Each time, Ginn gave a more rousing pregame speech than the one before. He referenced President Barack Obama, told them this was a year for change. Before the state semifinal, he spoke about leaning forward, like a sprinter, at the finish.

They triumphed in that game, too, accomplishing something no other metro public school had done. To Elliott, the why was simple. Other schools, he said, did not have Ginn.

“You heard of the Miracle on 34th Street?” asked Ivory Albert, an assistant coach known as Ace. “Well, this is the miracle on 113th Street. And it’s real.”

For a struggling community, the football team presents a welcome reprieve, a focal point for progress. Like “you’re walking around in a fog of excitement,” said Jacqueline Bell, the principal at Glenville.

Everyone pitched in. Donte Whitner, an alumnus who plays for the Buffalo Bills, purchased cleats. Someone else donated temporary lighting for the practice field, and before that, parents parked their cars and turned their headlights on. For lifers like Bell and Overton, congratulations have poured in, dozens of letters, e-mail messages and phone calls. Overton has to remind them that the real success came long before, in the players who did not succumb to the dangers that surround them.

Parrish calls Ginn “Mr. Cleveland” and “the most visible person” in the city besides the basketball star LeBron James. But Ginn says this is not about him, even if everyone else disagrees.
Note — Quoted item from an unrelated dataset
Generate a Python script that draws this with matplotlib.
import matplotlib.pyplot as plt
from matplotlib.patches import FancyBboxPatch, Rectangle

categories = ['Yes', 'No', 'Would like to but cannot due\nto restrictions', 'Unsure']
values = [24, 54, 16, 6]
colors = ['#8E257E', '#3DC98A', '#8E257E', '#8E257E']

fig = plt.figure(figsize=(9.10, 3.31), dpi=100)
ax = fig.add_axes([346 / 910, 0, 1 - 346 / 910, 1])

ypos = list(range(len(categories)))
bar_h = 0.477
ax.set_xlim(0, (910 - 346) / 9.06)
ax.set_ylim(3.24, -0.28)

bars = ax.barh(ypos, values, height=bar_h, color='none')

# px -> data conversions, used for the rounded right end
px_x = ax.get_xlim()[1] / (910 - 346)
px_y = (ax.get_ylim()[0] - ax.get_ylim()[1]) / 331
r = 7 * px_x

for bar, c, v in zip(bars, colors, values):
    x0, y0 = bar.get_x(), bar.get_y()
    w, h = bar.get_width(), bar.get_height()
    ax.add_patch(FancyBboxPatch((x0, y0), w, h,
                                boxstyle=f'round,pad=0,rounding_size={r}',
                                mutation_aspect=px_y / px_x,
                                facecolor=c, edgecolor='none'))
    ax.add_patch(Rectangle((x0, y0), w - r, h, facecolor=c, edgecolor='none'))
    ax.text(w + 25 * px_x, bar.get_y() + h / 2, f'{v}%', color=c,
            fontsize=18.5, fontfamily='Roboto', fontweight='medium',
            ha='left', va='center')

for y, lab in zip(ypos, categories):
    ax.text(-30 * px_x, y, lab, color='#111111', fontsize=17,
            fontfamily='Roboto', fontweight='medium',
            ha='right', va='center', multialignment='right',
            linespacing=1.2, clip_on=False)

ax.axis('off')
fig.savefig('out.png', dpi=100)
He says this is about the mission, the process, the children who have each taken “a little piece” of him, until he feels like “one of those patched-up leather coats, pieces of kids all over me.”

Jones once thought people only made history when they died. But through this team and the history being created, Ginn’s lessons have been reinforced.

“They get it now,” said Michael Ruff, the executive director of the Ted Ginn Foundation. “Most of them have only seen success on television, or read about it. Now, they’re part of it, part of history.”